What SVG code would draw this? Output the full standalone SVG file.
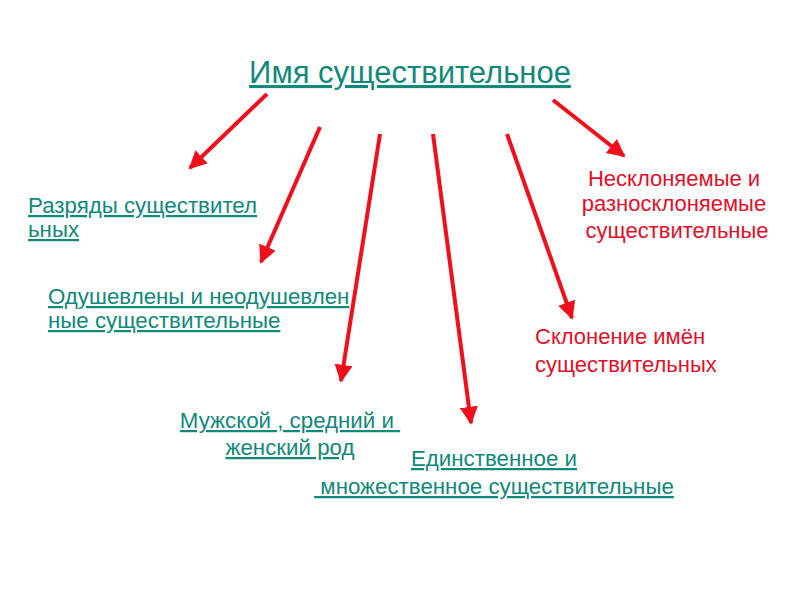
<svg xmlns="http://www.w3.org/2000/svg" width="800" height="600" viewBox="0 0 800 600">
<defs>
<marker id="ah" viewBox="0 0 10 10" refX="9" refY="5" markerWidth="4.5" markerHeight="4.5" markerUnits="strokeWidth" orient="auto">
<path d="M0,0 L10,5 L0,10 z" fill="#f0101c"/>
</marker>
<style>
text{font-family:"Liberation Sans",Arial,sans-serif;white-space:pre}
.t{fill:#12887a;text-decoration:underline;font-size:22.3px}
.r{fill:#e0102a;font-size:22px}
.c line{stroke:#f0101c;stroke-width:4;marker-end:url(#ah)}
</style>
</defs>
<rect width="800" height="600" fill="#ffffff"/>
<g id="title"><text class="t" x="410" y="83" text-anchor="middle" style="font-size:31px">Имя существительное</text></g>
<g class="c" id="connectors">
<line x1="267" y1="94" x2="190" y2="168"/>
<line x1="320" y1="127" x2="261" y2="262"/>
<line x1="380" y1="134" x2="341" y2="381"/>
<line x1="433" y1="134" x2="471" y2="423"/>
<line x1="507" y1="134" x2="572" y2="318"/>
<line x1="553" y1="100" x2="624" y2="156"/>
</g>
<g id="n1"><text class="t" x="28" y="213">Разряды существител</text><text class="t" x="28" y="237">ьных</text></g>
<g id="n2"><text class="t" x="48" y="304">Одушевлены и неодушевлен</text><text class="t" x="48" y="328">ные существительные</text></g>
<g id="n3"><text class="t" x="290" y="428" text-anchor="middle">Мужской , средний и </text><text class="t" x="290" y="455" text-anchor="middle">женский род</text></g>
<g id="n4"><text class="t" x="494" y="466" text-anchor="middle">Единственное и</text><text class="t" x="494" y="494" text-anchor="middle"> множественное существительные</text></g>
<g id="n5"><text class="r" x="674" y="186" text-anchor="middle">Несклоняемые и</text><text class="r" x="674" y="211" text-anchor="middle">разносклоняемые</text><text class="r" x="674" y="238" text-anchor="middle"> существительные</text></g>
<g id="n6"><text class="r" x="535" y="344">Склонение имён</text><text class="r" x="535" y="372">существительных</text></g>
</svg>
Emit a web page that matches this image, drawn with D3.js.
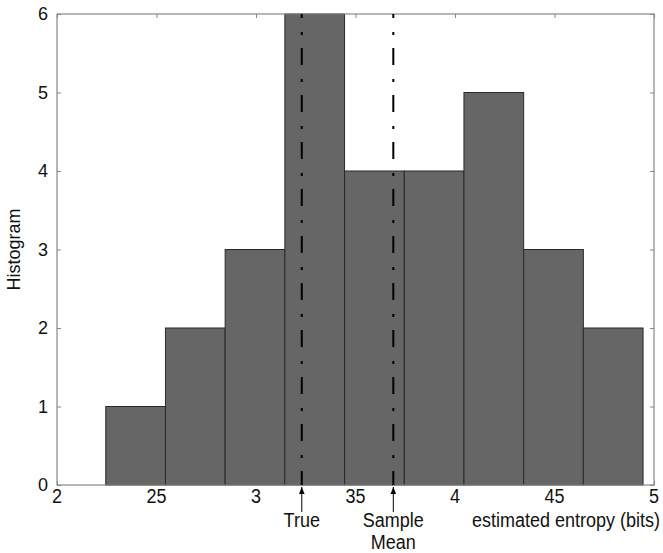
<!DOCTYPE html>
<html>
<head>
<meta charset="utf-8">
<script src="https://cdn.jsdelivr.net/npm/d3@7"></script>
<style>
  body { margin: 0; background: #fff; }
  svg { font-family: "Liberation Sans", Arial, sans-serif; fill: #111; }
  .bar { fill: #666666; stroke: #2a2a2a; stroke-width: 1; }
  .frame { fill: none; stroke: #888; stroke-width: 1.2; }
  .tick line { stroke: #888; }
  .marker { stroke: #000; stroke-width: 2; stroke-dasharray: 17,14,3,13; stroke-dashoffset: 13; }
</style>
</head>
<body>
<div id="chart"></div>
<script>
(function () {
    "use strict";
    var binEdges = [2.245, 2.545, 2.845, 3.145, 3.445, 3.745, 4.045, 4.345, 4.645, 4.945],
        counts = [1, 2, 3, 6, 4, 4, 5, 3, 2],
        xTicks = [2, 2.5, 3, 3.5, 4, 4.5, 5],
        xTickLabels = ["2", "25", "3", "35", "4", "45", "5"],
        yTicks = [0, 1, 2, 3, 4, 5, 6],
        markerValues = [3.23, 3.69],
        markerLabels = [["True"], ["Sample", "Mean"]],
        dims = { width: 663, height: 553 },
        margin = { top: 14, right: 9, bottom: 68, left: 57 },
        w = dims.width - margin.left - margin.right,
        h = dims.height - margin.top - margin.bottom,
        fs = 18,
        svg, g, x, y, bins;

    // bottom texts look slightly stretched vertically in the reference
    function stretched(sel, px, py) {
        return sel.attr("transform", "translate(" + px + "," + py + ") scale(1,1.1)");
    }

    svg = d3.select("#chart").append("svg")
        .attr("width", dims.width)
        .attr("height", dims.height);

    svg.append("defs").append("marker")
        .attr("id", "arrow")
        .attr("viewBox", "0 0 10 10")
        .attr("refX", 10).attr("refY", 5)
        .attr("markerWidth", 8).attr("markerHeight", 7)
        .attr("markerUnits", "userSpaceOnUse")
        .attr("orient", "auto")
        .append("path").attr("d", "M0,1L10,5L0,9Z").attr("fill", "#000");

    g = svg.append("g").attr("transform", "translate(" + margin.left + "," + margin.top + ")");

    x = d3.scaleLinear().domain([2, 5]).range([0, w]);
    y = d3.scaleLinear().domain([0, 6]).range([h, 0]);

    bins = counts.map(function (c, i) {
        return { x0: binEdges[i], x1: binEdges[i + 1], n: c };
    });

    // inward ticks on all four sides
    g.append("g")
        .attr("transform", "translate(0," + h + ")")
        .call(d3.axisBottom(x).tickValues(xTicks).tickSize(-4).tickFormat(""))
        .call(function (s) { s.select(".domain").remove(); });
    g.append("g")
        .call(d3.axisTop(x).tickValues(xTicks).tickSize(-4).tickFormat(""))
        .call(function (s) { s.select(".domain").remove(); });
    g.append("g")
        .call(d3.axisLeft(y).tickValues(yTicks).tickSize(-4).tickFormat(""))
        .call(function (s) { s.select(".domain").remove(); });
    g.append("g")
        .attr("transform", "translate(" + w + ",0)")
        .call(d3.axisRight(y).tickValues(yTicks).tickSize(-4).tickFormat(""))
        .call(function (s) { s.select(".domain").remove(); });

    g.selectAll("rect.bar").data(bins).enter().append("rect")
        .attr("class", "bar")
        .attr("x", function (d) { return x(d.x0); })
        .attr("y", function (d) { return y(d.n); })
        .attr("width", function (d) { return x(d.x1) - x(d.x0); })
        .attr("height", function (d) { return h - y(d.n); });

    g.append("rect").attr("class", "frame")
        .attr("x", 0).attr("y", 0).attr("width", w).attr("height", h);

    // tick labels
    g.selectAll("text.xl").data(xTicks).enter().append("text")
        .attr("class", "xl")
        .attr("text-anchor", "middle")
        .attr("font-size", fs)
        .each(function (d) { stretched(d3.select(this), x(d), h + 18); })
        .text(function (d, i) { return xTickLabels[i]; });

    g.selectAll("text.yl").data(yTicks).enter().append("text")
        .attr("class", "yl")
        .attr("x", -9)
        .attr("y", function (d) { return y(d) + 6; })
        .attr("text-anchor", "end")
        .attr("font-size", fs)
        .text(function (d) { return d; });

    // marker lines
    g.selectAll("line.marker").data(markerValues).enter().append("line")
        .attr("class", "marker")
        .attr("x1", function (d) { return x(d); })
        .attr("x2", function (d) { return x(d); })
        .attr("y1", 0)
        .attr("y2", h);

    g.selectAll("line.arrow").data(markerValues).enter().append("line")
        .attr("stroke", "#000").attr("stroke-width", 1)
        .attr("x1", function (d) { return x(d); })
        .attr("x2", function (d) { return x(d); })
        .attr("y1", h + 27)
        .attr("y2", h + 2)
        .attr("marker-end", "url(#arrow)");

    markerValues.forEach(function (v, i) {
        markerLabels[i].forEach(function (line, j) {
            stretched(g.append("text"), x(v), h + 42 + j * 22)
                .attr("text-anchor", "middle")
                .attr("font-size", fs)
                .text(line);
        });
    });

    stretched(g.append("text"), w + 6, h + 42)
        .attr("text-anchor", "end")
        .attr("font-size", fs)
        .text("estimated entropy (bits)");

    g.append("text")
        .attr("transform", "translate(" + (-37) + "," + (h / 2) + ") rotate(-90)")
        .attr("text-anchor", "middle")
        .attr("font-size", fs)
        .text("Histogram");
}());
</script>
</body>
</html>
- - - -
• Work to be completed: Transcribe the whole listing exactly. Pictures are excluded.

• Problem solution:
What SVG code would draw this? Output the full standalone SVG file.
<svg xmlns="http://www.w3.org/2000/svg" width="800" height="600" viewBox="0 0 800 600">
<defs>
<marker id="ah" viewBox="0 0 10 10" refX="9" refY="5" markerWidth="4.5" markerHeight="4.5" markerUnits="strokeWidth" orient="auto">
<path d="M0,0 L10,5 L0,10 z" fill="#f0101c"/>
</marker>
<style>
text{font-family:"Liberation Sans",Arial,sans-serif;white-space:pre}
.t{fill:#12887a;text-decoration:underline;font-size:22.3px}
.r{fill:#e0102a;font-size:22px}
.c line{stroke:#f0101c;stroke-width:4;marker-end:url(#ah)}
</style>
</defs>
<rect width="800" height="600" fill="#ffffff"/>
<g id="title"><text class="t" x="410" y="83" text-anchor="middle" style="font-size:31px">Имя существительное</text></g>
<g class="c" id="connectors">
<line x1="267" y1="94" x2="190" y2="168"/>
<line x1="320" y1="127" x2="261" y2="262"/>
<line x1="380" y1="134" x2="341" y2="381"/>
<line x1="433" y1="134" x2="471" y2="423"/>
<line x1="507" y1="134" x2="572" y2="318"/>
<line x1="553" y1="100" x2="624" y2="156"/>
</g>
<g id="n1"><text class="t" x="28" y="213">Разряды существител</text><text class="t" x="28" y="237">ьных</text></g>
<g id="n2"><text class="t" x="48" y="304">Одушевлены и неодушевлен</text><text class="t" x="48" y="328">ные существительные</text></g>
<g id="n3"><text class="t" x="290" y="428" text-anchor="middle">Мужской , средний и </text><text class="t" x="290" y="455" text-anchor="middle">женский род</text></g>
<g id="n4"><text class="t" x="494" y="466" text-anchor="middle">Единственное и</text><text class="t" x="494" y="494" text-anchor="middle"> множественное существительные</text></g>
<g id="n5"><text class="r" x="674" y="186" text-anchor="middle">Несклоняемые и</text><text class="r" x="674" y="211" text-anchor="middle">разносклоняемые</text><text class="r" x="674" y="238" text-anchor="middle"> существительные</text></g>
<g id="n6"><text class="r" x="535" y="344">Склонение имён</text><text class="r" x="535" y="372">существительных</text></g>
</svg>
Emit a web page that matches this image, drawn with D3.js.
<!DOCTYPE html>
<html>
<head>
<meta charset="utf-8">
<script src="https://cdn.jsdelivr.net/npm/d3@7"></script>
<style>
  body { margin: 0; background: #fff; }
  svg { font-family: "Liberation Sans", Arial, sans-serif; fill: #111; }
  .bar { fill: #666666; stroke: #2a2a2a; stroke-width: 1; }
  .frame { fill: none; stroke: #888; stroke-width: 1.2; }
  .tick line { stroke: #888; }
  .marker { stroke: #000; stroke-width: 2; stroke-dasharray: 17,14,3,13; stroke-dashoffset: 13; }
</style>
</head>
<body>
<div id="chart"></div>
<script>
(function () {
    "use strict";
    var binEdges = [2.245, 2.545, 2.845, 3.145, 3.445, 3.745, 4.045, 4.345, 4.645, 4.945],
        counts = [1, 2, 3, 6, 4, 4, 5, 3, 2],
        xTicks = [2, 2.5, 3, 3.5, 4, 4.5, 5],
        xTickLabels = ["2", "25", "3", "35", "4", "45", "5"],
        yTicks = [0, 1, 2, 3, 4, 5, 6],
        markerValues = [3.23, 3.69],
        markerLabels = [["True"], ["Sample", "Mean"]],
        dims = { width: 663, height: 553 },
        margin = { top: 14, right: 9, bottom: 68, left: 57 },
        w = dims.width - margin.left - margin.right,
        h = dims.height - margin.top - margin.bottom,
        fs = 18,
        svg, g, x, y, bins;

    // bottom texts look slightly stretched vertically in the reference
    function stretched(sel, px, py) {
        return sel.attr("transform", "translate(" + px + "," + py + ") scale(1,1.1)");
    }

    svg = d3.select("#chart").append("svg")
        .attr("width", dims.width)
        .attr("height", dims.height);

    svg.append("defs").append("marker")
        .attr("id", "arrow")
        .attr("viewBox", "0 0 10 10")
        .attr("refX", 10).attr("refY", 5)
        .attr("markerWidth", 8).attr("markerHeight", 7)
        .attr("markerUnits", "userSpaceOnUse")
        .attr("orient", "auto")
        .append("path").attr("d", "M0,1L10,5L0,9Z").attr("fill", "#000");

    g = svg.append("g").attr("transform", "translate(" + margin.left + "," + margin.top + ")");

    x = d3.scaleLinear().domain([2, 5]).range([0, w]);
    y = d3.scaleLinear().domain([0, 6]).range([h, 0]);

    bins = counts.map(function (c, i) {
        return { x0: binEdges[i], x1: binEdges[i + 1], n: c };
    });

    // inward ticks on all four sides
    g.append("g")
        .attr("transform", "translate(0," + h + ")")
        .call(d3.axisBottom(x).tickValues(xTicks).tickSize(-4).tickFormat(""))
        .call(function (s) { s.select(".domain").remove(); });
    g.append("g")
        .call(d3.axisTop(x).tickValues(xTicks).tickSize(-4).tickFormat(""))
        .call(function (s) { s.select(".domain").remove(); });
    g.append("g")
        .call(d3.axisLeft(y).tickValues(yTicks).tickSize(-4).tickFormat(""))
        .call(function (s) { s.select(".domain").remove(); });
    g.append("g")
        .attr("transform", "translate(" + w + ",0)")
        .call(d3.axisRight(y).tickValues(yTicks).tickSize(-4).tickFormat(""))
        .call(function (s) { s.select(".domain").remove(); });

    g.selectAll("rect.bar").data(bins).enter().append("rect")
        .attr("class", "bar")
        .attr("x", function (d) { return x(d.x0); })
        .attr("y", function (d) { return y(d.n); })
        .attr("width", function (d) { return x(d.x1) - x(d.x0); })
        .attr("height", function (d) { return h - y(d.n); });

    g.append("rect").attr("class", "frame")
        .attr("x", 0).attr("y", 0).attr("width", w).attr("height", h);

    // tick labels
    g.selectAll("text.xl").data(xTicks).enter().append("text")
        .attr("class", "xl")
        .attr("text-anchor", "middle")
        .attr("font-size", fs)
        .each(function (d) { stretched(d3.select(this), x(d), h + 18); })
        .text(function (d, i) { return xTickLabels[i]; });

    g.selectAll("text.yl").data(yTicks).enter().append("text")
        .attr("class", "yl")
        .attr("x", -9)
        .attr("y", function (d) { return y(d) + 6; })
        .attr("text-anchor", "end")
        .attr("font-size", fs)
        .text(function (d) { return d; });

    // marker lines
    g.selectAll("line.marker").data(markerValues).enter().append("line")
        .attr("class", "marker")
        .attr("x1", function (d) { return x(d); })
        .attr("x2", function (d) { return x(d); })
        .attr("y1", 0)
        .attr("y2", h);

    g.selectAll("line.arrow").data(markerValues).enter().append("line")
        .attr("stroke", "#000").attr("stroke-width", 1)
        .attr("x1", function (d) { return x(d); })
        .attr("x2", function (d) { return x(d); })
        .attr("y1", h + 27)
        .attr("y2", h + 2)
        .attr("marker-end", "url(#arrow)");

    markerValues.forEach(function (v, i) {
        markerLabels[i].forEach(function (line, j) {
            stretched(g.append("text"), x(v), h + 42 + j * 22)
                .attr("text-anchor", "middle")
                .attr("font-size", fs)
                .text(line);
        });
    });

    stretched(g.append("text"), w + 6, h + 42)
        .attr("text-anchor", "end")
        .attr("font-size", fs)
        .text("estimated entropy (bits)");

    g.append("text")
        .attr("transform", "translate(" + (-37) + "," + (h / 2) + ") rotate(-90)")
        .attr("text-anchor", "middle")
        .attr("font-size", fs)
        .text("Histogram");
}());
</script>
</body>
</html>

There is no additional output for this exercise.